Feb 14, 2023 - Economy

Chinese companies gain momentum in U.S. electric vehicle supply chain

Illustration of China's flag with lightning bolts replacing the four small stars.

Illustration: Shoshana Gordon/Axios

Chinese manufacturers and tech companies are playing an increasing role as the U.S. supply chain for electric vehicles and batteries grows to satisfy demand.

Why it matters: More supply chain investments mean more EVs, which advocates say are critical to making transportation sustainable.

  • But domestic manufacturing proponents and some Republican lawmakers have expressed wariness about Chinese companies seizing too much control of a vital and growing market.

State of play: Chinese companies are expanding their presence in several areas of the U.S. EV space:

  • Ford on Monday announced it's building a $3.5 billion plant in Michigan that will build batteries using technology from China's Contemporary Amperex Technology Co., Limited (CATL).
  • Foxconn, which makes the iPhone in China for Apple, is now building electric pickups in Ohio after forming a joint venture last year with Lordstown Motors.
  • China EV maker BYD is considering building a battery plant in the U.S., Bloomberg reported.

The intrigue: Virginia Gov.
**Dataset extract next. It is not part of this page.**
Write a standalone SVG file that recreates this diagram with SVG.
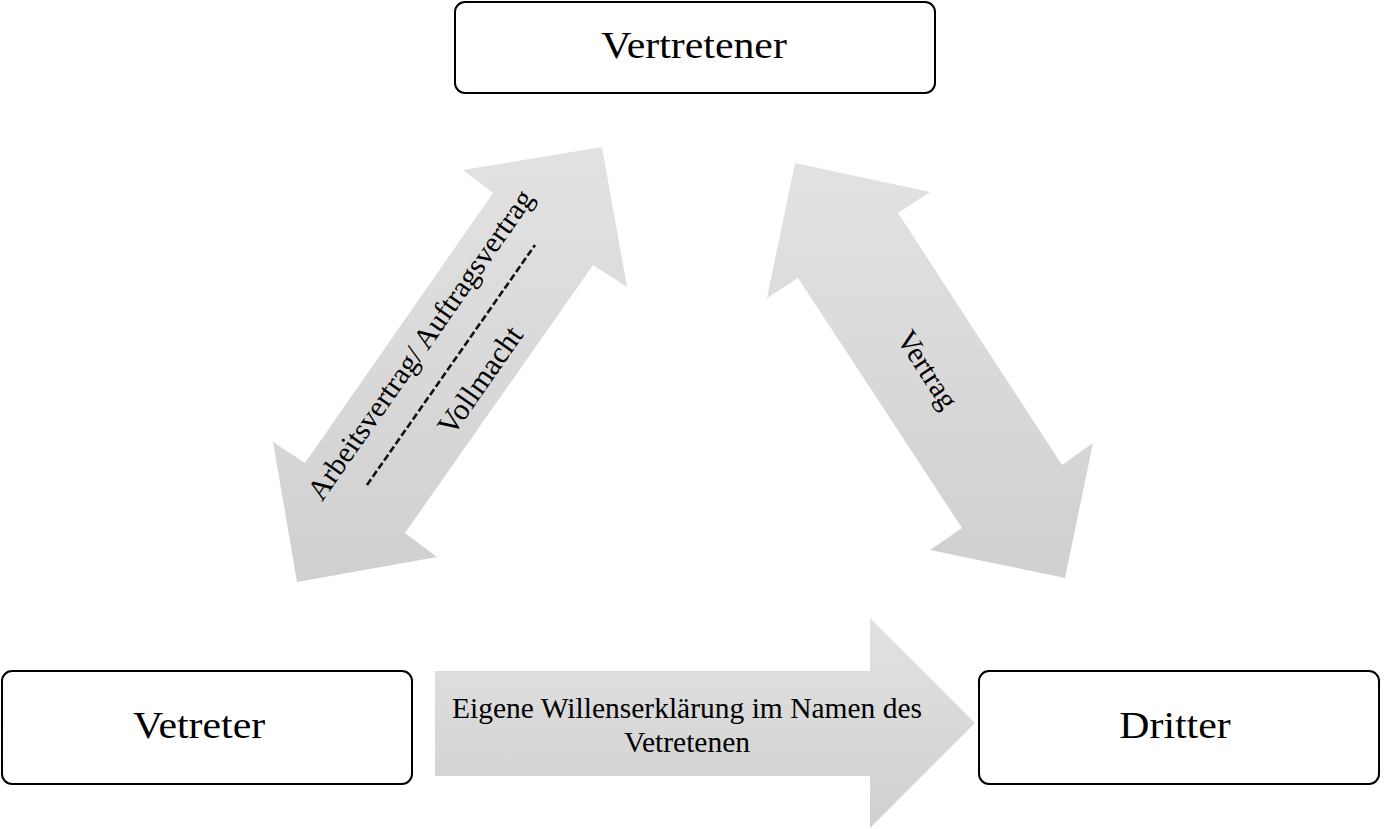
<svg xmlns="http://www.w3.org/2000/svg" width="1384" height="829" viewBox="0 0 1384 829">
<defs>
<linearGradient id="g" x1="0" y1="0" x2="0" y2="1">
<stop offset="0" stop-color="#e2e2e2"/>
<stop offset="1" stop-color="#d0d0d0"/>
</linearGradient>
<style>
.box{fill:#fff;stroke:#000;stroke-width:2}
.big{font-family:"Liberation Serif","Times New Roman",serif;font-size:38px;fill:#000;text-anchor:middle}
.lbl{font-family:"Liberation Serif","Times New Roman",serif;font-size:29.5px;fill:#000;text-anchor:middle}
.arr{fill:url(#g);stroke:none}
</style>
</defs>
<rect width="1384" height="829" fill="#fff"/>
<g id="connectors">
<g id="arrow-left">
<polygon class="arr" points="602,147 627,287 593,265 405,533 437,557 297,582 273,442 305,463 493,193 463,170"/>
<line x1="367" y1="485" x2="535" y2="245" stroke="#111" stroke-width="2.6" stroke-dasharray="7 3"/>
<text class="lbl" transform="translate(421,345) rotate(-55)" y="9">Arbeitsvertrag/ Auftragsvertrag</text>
<text class="lbl" transform="translate(481,381) rotate(-55)" y="9" style="font-size:30.5px">Vollmacht</text>
</g>
<g id="arrow-right">
<polygon class="arr" points="795,163 930,192 898,213 1062,465 1093,443 1065,578 930,550 962,528 798,278 767,298"/>
<text class="lbl" transform="translate(927,370) rotate(57)" y="9">Vertrag</text>
</g>
<g id="arrow-bottom">
<polygon class="arr" points="435,671 870,671 870,618 975,723 870,828 870,776 435,776"/>
<text class="lbl" x="687" y="718">Eigene Willenserklärung im Namen des</text>
<text class="lbl" x="687" y="752">Vetretenen</text>
</g>
</g>
<g id="node-vertretener">
<rect class="box" x="455" y="2" width="480" height="91" rx="10"/>
<text class="big" transform="translate(694,58) scale(1.1,1)">Vertretener</text>
</g>
<g id="node-vetreter">
<rect class="box" x="2" y="671" width="410" height="113" rx="10"/>
<text class="big" transform="translate(199,738) scale(1.1,1)">Vetreter</text>
</g>
<g id="node-dritter">
<rect class="box" x="979" y="671" width="400" height="113" rx="10"/>
<text class="big" transform="translate(1175,738) scale(1.1,1)">Dritter</text>
</g>
</svg>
Glenn Youngkin, a Republican, last month withdrew his state's bid for Ford’s venture with CATL, describing the planned project as a "Trojan horse" for the Communist Party of China, Axios' Joann Muller writes.
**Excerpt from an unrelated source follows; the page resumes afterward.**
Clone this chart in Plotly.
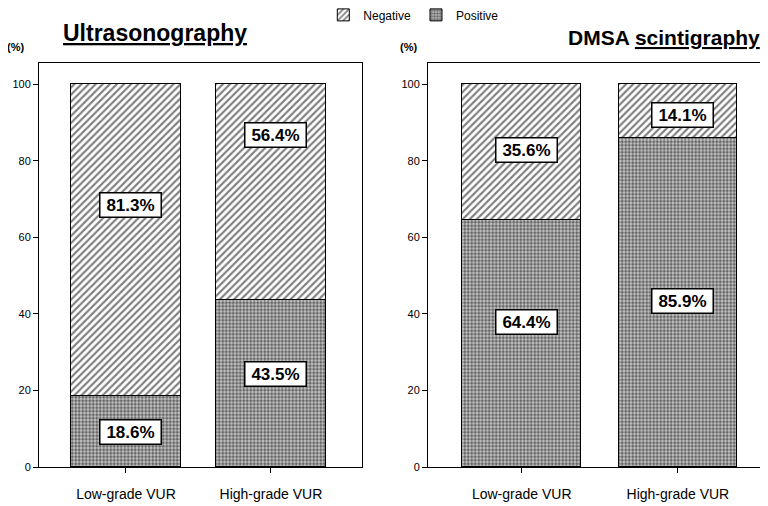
import plotly.graph_objects as go

categories = ["Low-grade VUR", "High-grade VUR"]
us_positive = [18.6, 43.5]
us_negative = [81.3, 56.4]
dmsa_positive = [64.4, 85.9]
dmsa_negative = [35.6, 14.1]
y_ticks = [0, 20, 40, 60, 80, 100]

# label anchor heights (layout only)
us_label_y_pos = [9.1, 24.3]
us_label_y_neg = [68.4, 86.7]
dmsa_label_y_pos = [37.9, 43.3]
dmsa_label_y_neg = [82.8, 91.9]

FONT = "Liberation Sans, Arial, sans-serif"
neg_pattern = dict(shape="/", fgcolor="black", bgcolor="white", size=5, solidity=0.42)
pos_pattern = dict(shape=".", fgcolor="black", bgcolor="#c8c8c8", size=3.5, solidity=0.55)

fig = go.Figure()
xs = [0, 1]
fig.add_bar(x=xs, y=us_positive, name="Positive", marker=dict(color="white", pattern=pos_pattern, line=dict(color="black", width=1)),
            width=0.76, xaxis="x", yaxis="y", showlegend=False)
fig.add_bar(x=xs, y=us_negative, name="Negative", marker=dict(color="white", pattern=neg_pattern, line=dict(color="black", width=1)),
            width=0.76, xaxis="x", yaxis="y", showlegend=False)
fig.add_bar(x=xs, y=dmsa_positive, name="Positive", marker=dict(color="white", pattern=pos_pattern, line=dict(color="black", width=1)),
            width=0.76, xaxis="x2", yaxis="y2", showlegend=False)
fig.add_bar(x=xs, y=dmsa_negative, name="Negative", marker=dict(color="white", pattern=neg_pattern, line=dict(color="black", width=1)),
            width=0.76, xaxis="x2", yaxis="y2", showlegend=False)
# legend entries
fig.add_bar(x=[None], y=[None], name="Negative", marker=dict(color="white", pattern=neg_pattern, line=dict(color="black", width=1)),
            xaxis="x", yaxis="y")
fig.add_bar(x=[None], y=[None], name="Positive", marker=dict(color="white", pattern=pos_pattern, line=dict(color="black", width=1)),
            xaxis="x", yaxis="y")

axis_common = dict(showline=True, linecolor="black", linewidth=1, ticks="outside", ticklen=5,
                   tickcolor="black", showgrid=False, zeroline=False,
                   tickfont=dict(family=FONT, size=14, color="black"))

fig.update_layout(
    width=760, height=498,
    margin=dict(l=31, r=0, t=55, b=39, autoexpand=False),
    paper_bgcolor="white", plot_bgcolor="white",
    barmode="stack", bargap=0,
    font=dict(family=FONT, color="black"),
    xaxis=dict(domain=[0, 0.443], range=[-0.6, 1.628], tickvals=xs, ticktext=categories,
               mirror=True, ticklabelstandoff=9, automargin=False, **axis_common),
    yaxis=dict(domain=[0, 1], range=[0, 105.5], tickvals=y_ticks, mirror=True, automargin=False,
               **{**axis_common, "tickfont": dict(family=FONT, size=11, color="black")}),
    xaxis2=dict(domain=[0.5336, 1], range=[-0.6, 1.577], tickvals=xs, ticktext=categories,
                anchor="y2", mirror=True, ticklabelstandoff=9, automargin=False, **axis_common),
    yaxis2=dict(domain=[0, 1], range=[0, 105.5], tickvals=y_ticks, anchor="x2", automargin=False,
                **{**axis_common, "tickfont": dict(family=FONT, size=11, color="black")}),
    legend=dict(orientation="h", x=0.39, y=1.155, xanchor="left", yanchor="top",
                traceorder="normal",
                font=dict(family=FONT, size=12), itemwidth=30, tracegroupgap=0,
                bgcolor="rgba(0,0,0,0)"),
)

ann = []
def box(x, y, text, xref, yref):
    ann.append(dict(x=x, y=y, xref=xref, yref=yref, text="<b>%s</b>" % text, showarrow=False,
                    font=dict(family=FONT, size=17, color="black"), bgcolor="white",
                    width=54, height=17, xanchor="center", yanchor="middle",
                    bordercolor="black", borderwidth=1.5, borderpad=3))

for i in range(2):
    box(xs[i] + 0.03, us_label_y_neg[i], "%.1f%%" % us_negative[i], "x", "y")
    box(xs[i] + 0.03, us_label_y_pos[i], "%.1f%%" % us_positive[i], "x", "y")
    box(xs[i] + 0.03, dmsa_label_y_neg[i], "%.1f%%" % dmsa_negative[i], "x2", "y2")
    box(xs[i] + 0.03, dmsa_label_y_pos[i], "%.1f%%" % dmsa_positive[i], "x2", "y2")

ann.append(dict(x=0.159, y=1.074, xref="paper", yref="paper", text="<b><u>Ultrasonography</u></b>",
                xanchor="center", yanchor="middle",
                showarrow=False, font=dict(family=FONT, size=23, color="black")))
ann.append(dict(x=0.857, y=1.062, xref="paper", yref="paper", text="<b>DMSA <u>scintigraphy</u></b>",
                xanchor="center", yanchor="middle",
                showarrow=False, font=dict(family=FONT, size=21, color="black")))
ann.append(dict(x=-0.0316, y=1.04, xref="paper", yref="paper", text="<b>(%)</b>",
                xanchor="center", yanchor="middle",
                showarrow=False, font=dict(family=FONT, size=11, color="black")))
ann.append(dict(x=0.5075, y=1.04, xref="paper", yref="paper", text="<b>(%)</b>",
                xanchor="center", yanchor="middle",
                showarrow=False, font=dict(family=FONT, size=11, color="black")))
fig.update_layout(annotations=ann)

fig.write_html("out.html")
  • Michigan Gov. Gretchen Whitmer, a Democrat, applauded the "generational investment by an American icon [that] will uplift local families, small businesses, and the entire community and help our state continue leading the future of mobility and electrification."

Be smart: For vehicles to qualify for EV tax credits under the Inflation Reduction Act (IRA), they need to be assembled with components made in the U.S. — a stiff standard that many vehicles can't currently meet.

  • Because Ford will own 100% of the new Michigan factory, it hopes to take advantage of lucrative tax credits.
  • "As IRA implementation continues, scrutiny of Chinese involvement in facilities receiving subsidies will only increase, driven by a mix of sincere and cynical China concerns from both parties," Evercore ISI analyst Tobin Marcus writes.

What we're watching: Whether a Chinese automaker goes beyond manufacturing in the U.S., becoming the first to sell vehicles here.

  • Chinese automotive executives have been claiming for years that they'll bring their cars to the U.S., but it hasn't happened yet.